Les vins ont un niveau de complexité supplémentaire comparativement aux fruits et légumes biologiques, car les raisins fermentent pour donner du vin. Il existe une distinction entre les vins issus de raisins dits biologiques et les vins produits de manière biologique. Les certifications de vin biologique tiennent compte de facteurs comme les levures et la quantité de dioxyde de soufre qui peut être utilisée pour protéger les vins contre l’oxydation et la détérioration. Dans le passé, la faible utilisation de dioxyde de soufre (voire l’absence d’utilisation de cette matière) dans le processus de vinification menait à la production de vins au mauvais goût. Les vins biologiques étaient synonymes de vins de mauvaise qualité. Aujourd’hui, les vignerons bio sont beaucoup plus habiles.

 

Dans un climat humide comme celui de Bordeaux, où la pression du mildiou peut être élevée, le régime de pulvérisation en viticulture biologique peut nécessiter deux fois plus de passages de tracteurs dans le vignoble, ce qui a pour effet de comprimer le sol et d’augmenter l’empreinte carbone du vignoble par l’utilisation accrue de diesel.

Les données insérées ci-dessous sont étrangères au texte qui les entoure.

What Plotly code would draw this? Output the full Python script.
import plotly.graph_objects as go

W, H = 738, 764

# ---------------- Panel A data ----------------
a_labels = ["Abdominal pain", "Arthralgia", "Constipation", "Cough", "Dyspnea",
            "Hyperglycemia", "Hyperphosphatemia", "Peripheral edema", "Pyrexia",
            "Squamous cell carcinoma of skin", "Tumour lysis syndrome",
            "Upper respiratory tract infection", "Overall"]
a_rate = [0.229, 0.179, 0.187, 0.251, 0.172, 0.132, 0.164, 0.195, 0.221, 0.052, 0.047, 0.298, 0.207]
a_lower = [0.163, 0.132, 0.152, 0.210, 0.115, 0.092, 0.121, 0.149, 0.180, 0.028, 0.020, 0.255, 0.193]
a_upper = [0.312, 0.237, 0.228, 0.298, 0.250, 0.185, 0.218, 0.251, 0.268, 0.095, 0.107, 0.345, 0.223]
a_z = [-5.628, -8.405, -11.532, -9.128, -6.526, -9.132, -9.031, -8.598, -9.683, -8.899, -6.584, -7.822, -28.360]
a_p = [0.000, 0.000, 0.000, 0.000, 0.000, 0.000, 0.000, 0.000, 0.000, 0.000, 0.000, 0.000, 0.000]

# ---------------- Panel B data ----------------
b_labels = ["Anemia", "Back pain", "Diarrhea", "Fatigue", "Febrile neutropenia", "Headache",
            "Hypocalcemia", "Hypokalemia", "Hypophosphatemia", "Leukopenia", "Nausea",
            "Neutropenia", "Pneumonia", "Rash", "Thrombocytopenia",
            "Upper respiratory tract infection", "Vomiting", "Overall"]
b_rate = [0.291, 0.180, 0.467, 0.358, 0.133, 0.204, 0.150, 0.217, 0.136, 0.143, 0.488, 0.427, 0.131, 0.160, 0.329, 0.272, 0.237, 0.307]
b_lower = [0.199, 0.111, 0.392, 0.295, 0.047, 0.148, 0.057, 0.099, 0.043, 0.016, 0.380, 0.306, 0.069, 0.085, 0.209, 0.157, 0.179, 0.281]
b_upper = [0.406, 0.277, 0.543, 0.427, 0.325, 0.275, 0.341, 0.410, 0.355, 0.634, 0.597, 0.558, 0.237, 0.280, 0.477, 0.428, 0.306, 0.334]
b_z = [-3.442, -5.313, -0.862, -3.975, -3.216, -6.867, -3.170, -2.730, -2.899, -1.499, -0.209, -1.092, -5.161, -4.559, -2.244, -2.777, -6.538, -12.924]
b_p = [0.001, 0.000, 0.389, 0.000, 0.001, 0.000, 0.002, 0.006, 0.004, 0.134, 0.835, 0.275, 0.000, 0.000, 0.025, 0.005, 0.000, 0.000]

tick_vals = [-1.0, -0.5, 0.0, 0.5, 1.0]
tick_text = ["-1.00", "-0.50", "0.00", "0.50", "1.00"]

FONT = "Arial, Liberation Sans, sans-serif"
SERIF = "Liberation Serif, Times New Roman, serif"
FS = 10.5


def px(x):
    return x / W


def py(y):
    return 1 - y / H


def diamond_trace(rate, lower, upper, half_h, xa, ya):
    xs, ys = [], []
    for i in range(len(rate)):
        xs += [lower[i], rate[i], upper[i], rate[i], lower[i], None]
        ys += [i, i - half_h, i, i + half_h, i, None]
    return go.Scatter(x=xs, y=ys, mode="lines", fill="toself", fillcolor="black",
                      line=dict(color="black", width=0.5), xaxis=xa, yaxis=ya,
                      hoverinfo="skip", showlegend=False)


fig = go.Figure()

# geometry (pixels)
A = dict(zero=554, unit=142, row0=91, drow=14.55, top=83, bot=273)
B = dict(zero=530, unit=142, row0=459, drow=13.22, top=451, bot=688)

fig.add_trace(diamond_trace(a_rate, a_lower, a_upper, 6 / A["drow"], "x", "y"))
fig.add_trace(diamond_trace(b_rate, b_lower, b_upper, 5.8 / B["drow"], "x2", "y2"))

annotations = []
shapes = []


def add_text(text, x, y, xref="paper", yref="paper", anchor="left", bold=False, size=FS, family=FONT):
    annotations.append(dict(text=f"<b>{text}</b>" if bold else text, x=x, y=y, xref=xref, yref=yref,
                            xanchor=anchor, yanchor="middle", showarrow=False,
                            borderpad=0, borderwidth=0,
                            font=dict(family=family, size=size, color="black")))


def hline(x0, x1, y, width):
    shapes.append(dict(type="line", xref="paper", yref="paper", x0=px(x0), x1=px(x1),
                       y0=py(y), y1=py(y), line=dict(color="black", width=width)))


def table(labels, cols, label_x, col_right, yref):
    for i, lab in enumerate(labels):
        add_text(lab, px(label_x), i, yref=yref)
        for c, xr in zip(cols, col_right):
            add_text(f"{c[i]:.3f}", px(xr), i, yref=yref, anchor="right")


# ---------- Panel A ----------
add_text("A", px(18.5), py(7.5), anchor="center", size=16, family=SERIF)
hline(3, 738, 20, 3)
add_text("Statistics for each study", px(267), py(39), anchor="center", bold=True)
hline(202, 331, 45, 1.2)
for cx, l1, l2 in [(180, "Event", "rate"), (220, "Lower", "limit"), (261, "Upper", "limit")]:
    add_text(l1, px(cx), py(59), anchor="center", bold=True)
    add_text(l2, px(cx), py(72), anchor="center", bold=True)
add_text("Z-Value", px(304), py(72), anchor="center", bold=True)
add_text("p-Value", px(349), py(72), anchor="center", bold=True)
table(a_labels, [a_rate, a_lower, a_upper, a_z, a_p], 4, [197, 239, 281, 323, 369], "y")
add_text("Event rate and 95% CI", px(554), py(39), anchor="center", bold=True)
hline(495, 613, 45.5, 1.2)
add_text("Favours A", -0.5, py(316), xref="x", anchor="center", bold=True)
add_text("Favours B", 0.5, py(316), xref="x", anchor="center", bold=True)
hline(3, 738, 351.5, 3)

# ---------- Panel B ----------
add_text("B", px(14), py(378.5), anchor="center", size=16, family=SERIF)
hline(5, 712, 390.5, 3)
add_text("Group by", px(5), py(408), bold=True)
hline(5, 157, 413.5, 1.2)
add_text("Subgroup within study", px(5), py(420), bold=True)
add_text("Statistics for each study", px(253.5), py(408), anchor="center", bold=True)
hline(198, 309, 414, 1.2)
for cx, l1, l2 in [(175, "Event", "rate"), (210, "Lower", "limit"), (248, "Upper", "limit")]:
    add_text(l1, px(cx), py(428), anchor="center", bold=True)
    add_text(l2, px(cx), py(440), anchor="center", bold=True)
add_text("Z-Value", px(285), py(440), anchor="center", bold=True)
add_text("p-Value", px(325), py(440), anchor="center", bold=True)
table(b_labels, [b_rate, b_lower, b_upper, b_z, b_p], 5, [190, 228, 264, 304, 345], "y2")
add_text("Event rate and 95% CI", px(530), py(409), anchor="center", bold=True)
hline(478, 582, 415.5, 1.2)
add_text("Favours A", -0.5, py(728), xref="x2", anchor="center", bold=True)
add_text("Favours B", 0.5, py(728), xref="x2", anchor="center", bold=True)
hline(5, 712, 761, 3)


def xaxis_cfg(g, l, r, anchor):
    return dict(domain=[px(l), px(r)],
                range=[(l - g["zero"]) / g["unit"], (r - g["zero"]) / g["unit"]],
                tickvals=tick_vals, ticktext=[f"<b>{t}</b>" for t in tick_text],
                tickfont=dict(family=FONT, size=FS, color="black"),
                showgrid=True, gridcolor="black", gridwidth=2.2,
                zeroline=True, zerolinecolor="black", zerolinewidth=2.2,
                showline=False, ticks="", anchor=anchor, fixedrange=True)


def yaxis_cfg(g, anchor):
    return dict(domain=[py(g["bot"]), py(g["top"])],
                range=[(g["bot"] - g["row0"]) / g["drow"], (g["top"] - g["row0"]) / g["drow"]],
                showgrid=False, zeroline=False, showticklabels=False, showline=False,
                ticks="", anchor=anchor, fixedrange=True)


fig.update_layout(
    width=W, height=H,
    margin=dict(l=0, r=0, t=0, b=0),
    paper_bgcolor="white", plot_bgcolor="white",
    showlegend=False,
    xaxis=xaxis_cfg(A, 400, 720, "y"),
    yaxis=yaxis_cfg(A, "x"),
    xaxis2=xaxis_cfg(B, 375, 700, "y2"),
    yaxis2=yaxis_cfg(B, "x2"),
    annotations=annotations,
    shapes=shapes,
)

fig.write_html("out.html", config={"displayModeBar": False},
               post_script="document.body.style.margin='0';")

Les produits agrochimiques ont également une empreinte carbone importante en raison des émissions produites par leur production industrielle, leur distribution et leur livraison au vignoble.

 

De nos jours, les viticulteurs et les vignerons doivent tenir compte de nombreux facteurs. Il n’existe pas d’approche universelle. Les vignerons suivent une philosophie durable
et doivent réagir aux conditions que la nature leur impose. Certains choisiront l’approche biologique, mais celle-ci ne convient pas à tous. L’objectif doit toujours être de produire les meilleurs vins possible.